February 06, 2025 (MLN): VIS Credit Rating Company Limited (VIS) has reaffirmed entity ratings of Blessed Textiles Limited (PSX: BTL) at ‘A/A1’ (Single A /A One).

Medium to long-term rating of ‘A’ reflects good credit quality and adequate protection factors.

Risk factors may vary with possible changes in the economy.

Short-term rating of ‘A1’ signifies Strong likelihood of timely repayment of short-term obligations with excellent liquidity factors.

Outlook on the assigned ratings remains ‘Stable’.

Previous rating action was announced on September 26, 2023.

Ratings continue to underscore the company's 37-year legacy in yarn production, mainly for the export market geared towards denim manufacturing, as well as offerings in greige fabrics.
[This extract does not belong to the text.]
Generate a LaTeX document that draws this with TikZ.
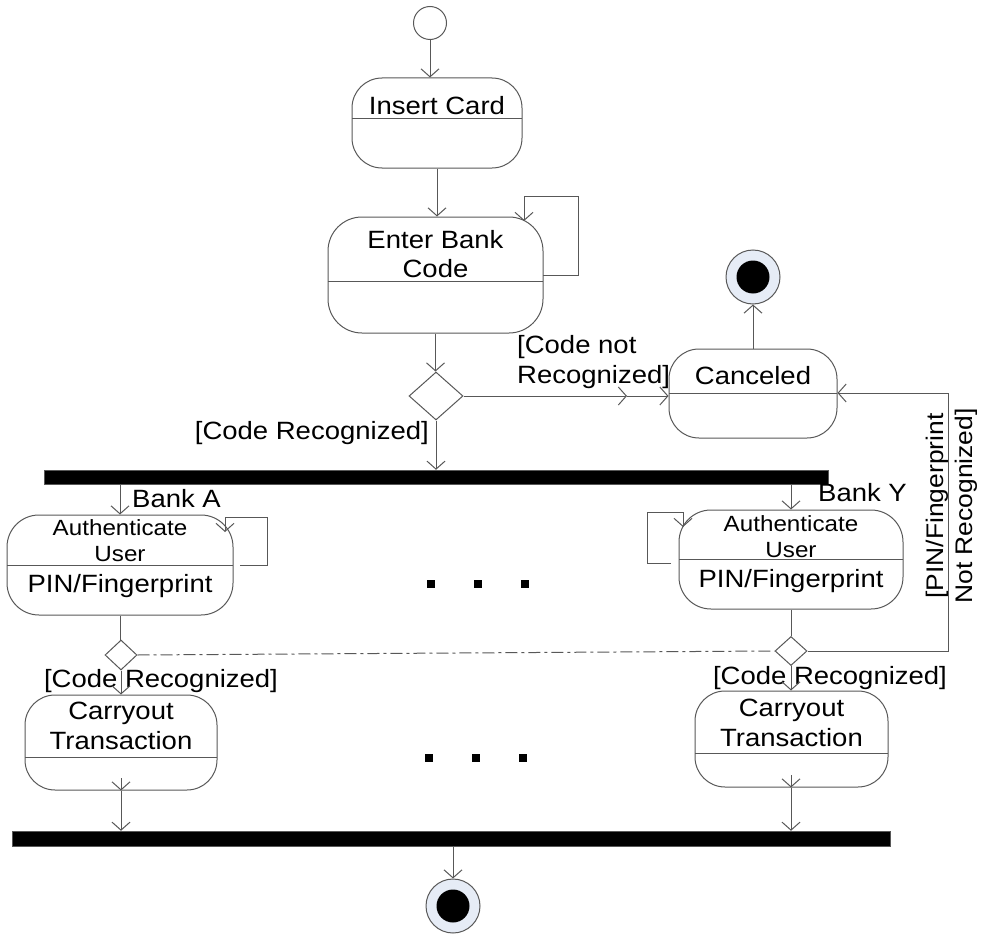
\documentclass[tikz,border=0pt]{standalone}
\usepackage{fontspec}
\setmainfont[FakeStretch=1.1]{Liberation Sans}
\usetikzlibrary{arrows.meta,shapes.geometric}
\definecolor{finfill}{HTML}{E6ECF6}
\definecolor{ln}{HTML}{585858}
\begin{document}
\begin{tikzpicture}[x=1pt,y=-1pt,
  line/.style={draw=ln, line width=1pt},
  arr/.style={line, -{Straight Barb[length=8pt,width=18pt,line width=1pt]}},
  state/.style={draw=ln, line width=1pt, rounded corners=30pt, inner sep=0pt},
  txt/.style={font=\fontsize{25}{30}\selectfont, inner sep=0pt, align=center},
  small/.style={font=\fontsize{22}{26}\selectfont, inner sep=0pt, align=center},
  bar/.style={fill=black, draw=ln, inner sep=0pt},
  dec/.style={draw=ln, line width=1pt, diamond, inner sep=0pt},
  sq/.style={fill=black, minimum size=8pt, inner sep=0pt},
  startst/.style={circle, draw=ln, line width=1pt, inner sep=0pt, minimum size=33pt},
  endst/.style={circle, draw=ln, line width=1pt, fill=finfill, inner sep=0pt, minimum size=54pt},
  endin/.style={circle, fill=black, inner sep=0pt, minimum size=33pt},
]
\useasboundingbox (0,0) rectangle (986,934);

% start
\node[startst] (init) at (430,23) {};

% Insert Card
\node[state, minimum width=170pt, minimum height=90pt] (ic) at (437,123) {};
\node[txt] (ict) at (437,106) {Insert Card};
\draw[line] (352,118) -- (522,118);

% Enter Bank Code
\node[state, minimum width=215pt, minimum height=116pt, rounded corners=34pt] (ebc) at (435.5,275) {};
\node[txt, font=\fontsize{25}{29}\selectfont] (ebct) at (435.5,254.5) {Enter Bank\\Code};
\draw[line] (328,281) -- (543,281);

% decision 1
\node[dec, minimum width=54pt, minimum height=48pt] (d1) at (436,396) {};

% Canceled
\node[state, minimum width=168pt, minimum height=89pt] (can) at (753,393.5) {};
\node[txt] (cant) at (753,376) {Canceled};
\draw[line] (669,393) -- (837,393);

% final 1
\node[endst] (f1) at (753,277) {};
\node[endin] (f1i) at (753,277) {};

% bar 1
\node[bar, minimum width=784pt, minimum height=14pt] (bar1) at (436,477) {};

% Authenticate A
\node[state, minimum width=226pt, minimum height=100pt, rounded corners=32pt] (authA) at (120,565) {};
\node[small] (authAt) at (120,541) {Authenticate\\User};
\node[txt] (authAp) at (120,586) {PIN/Fingerprint};
\draw[line] (7,565) -- (233,565);

% Authenticate Y
\node[state, minimum width=224pt, minimum height=99pt, rounded corners=32pt] (authY) at (791,559.5) {};
\node[small] (authYt) at (791,537) {Authenticate\\User};
\node[txt] (authYp) at (791,581) {PIN/Fingerprint};
\draw[line] (679,559) -- (903,559);

% decisions
\node[dec, minimum width=32pt, minimum height=30pt] (dA) at (121,655) {};
\node[dec, minimum width=32pt, minimum height=29pt] (dY) at (791,651) {};

% Carryout A
\node[state, minimum width=192pt, minimum height=95pt] (cA) at (121,742.5) {};
\node[txt] (cAt) at (121,726) {Carryout\\Transaction};
\draw[line] (25,757) -- (217,757);

% Carryout Y
\node[state, minimum width=193pt, minimum height=96pt] (cY) at (791.5,739) {};
\node[txt] (cYt) at (791.5,722.5) {Carryout\\Transaction};
\draw[line] (695,753) -- (888,753);

% bar 2
\node[bar, minimum width=878pt, minimum height=15pt] (bar2) at (451,838.5) {};

% final 2
\node[endst] (f2) at (453,906) {};
\node[endin] (f2i) at (453,906) {};

% dots
\node[sq] (s1) at (431,584) {};
\node[sq] (s2) at (478,584) {};
\node[sq] (s3) at (525,584) {};
\node[sq] (s4) at (429,758) {};
\node[sq] (s5) at (476,758) {};
\node[sq] (s6) at (523,758) {};

% labels
\node[txt, align=left, anchor=west] (lbl1) at (517,362) {[Code not\\Recognized]};
\node[txt, anchor=east] (lbl2) at (429,433) {[Code Recognized]};
\node[txt, anchor=west] (lblA) at (132,499) {Bank A};
\node[txt, anchor=west] (lblY) at (818,493) {Bank Y};
\node[txt] (lblCA) at (161,681) {[Code Recognized]};
\node[txt] (lblCY) at (830,678) {[Code Recognized]};
\node[txt, font=\fontsize{24}{29}\selectfont, rotate=90] (lblR) at (952,506) {[PIN/Fingerprint\\Not Recognized]};

% connectors
\draw[arr] (init.south) -- (init.south |- ic.north);
\draw[arr] (ic.south) -- (ic.south |- ebc.north);
\draw[arr] (543,275) -- (578,275) -- (578,196) -- (524,196) -- (524,221);
\draw[arr] (ebc.south) -- (ebc.south |- d1.north);
\coordinate (m1) at (627,396);
\draw[arr] (d1.east) -- (m1);
\draw[arr] (m1) -- (m1 -| can.west);
\draw[arr] (can.north) -- (f1.south);
\draw[arr] (d1.south) -- (d1.south |- bar1.north);

\draw[arr] (authA.north |- bar1.south) -- (authA.north);
\draw[arr] (authY.north |- bar1.south) -- (authY.north);
\draw[arr] (240,565) -- (267,565) -- (267,517) -- (225,517) -- (225,532);
\draw[arr] (671,563) -- (647,563) -- (647,512) -- (683,512) -- (683,527);

\draw[line] (authA.south) -- (authA.south |- dA.north);
\draw[line] (authY.south) -- (authY.south |- dY.north);
\draw[line, dash pattern=on 12pt off 4pt on 3pt off 4pt] (dA.east) -- (dY.west);
\coordinate (rc) at (948,393);
\draw[arr] (dY.east) -- (rc |- dY.east) -- (rc) -- (rc -| can.east);

\draw[arr] (dA.south) -- (dA.south |- cA.north);
\draw[arr] (dY.south) -- (dY.south |- cY.north);

\coordinate (cAi) at (121,778);
\coordinate (cYi) at (791,775);
\draw[arr] (cAi) -- (cA.south);
\draw[arr] (cA.south) -- (cA.south |- bar2.north);
\draw[arr] (cYi) -- (cYi |- cY.south);
\draw[arr] (cYi |- cY.south) -- (cYi |- bar2.north);
\draw[arr] (f2.north |- bar2.south) -- (f2.north);
\end{tikzpicture}
\end{document}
This standing is further supported by strong sponsor group strength and sustained client relations.

Ratings reflect the business risk arising from a high-interest rate environment, inflationary pressures, volatility in raw material prices, and the ongoing energy crisis in the country.

They also account for the sensitivity of textile exports to the economic health and regulations of key export destinations.

Moreover, all these factors pose a challenge to the sector over the medium term in terms of margin sustainability and future growth.

The assessment of the financial risk profile reflects growth in exports (including indirect exports) as it makes up over 59% of total revenue.

The reaffirmed ratings also reflect strong revenue growth.

However, margins were adversely impacted during the review period on account of higher raw material costs, rising energy costs, changes in tax regime and costly financing.

The liquidity profile remains adequate with improvement in the cash conversion cycle.

Whereas debt coverages were strained as DSCR was below 1x by end of FY-24 and 1QFY-25.

Whereas Capitalization profile remained intact.

Nevertheless, Management expects a rebound in the second half of the fiscal year as raw material prices stabilize and transition towards renewable sources of energy together with fall in interest rates would provide support to margins.

Going forward, improvement in profitability, debt coverage and realization of recovery plans is critical for assigned ratings.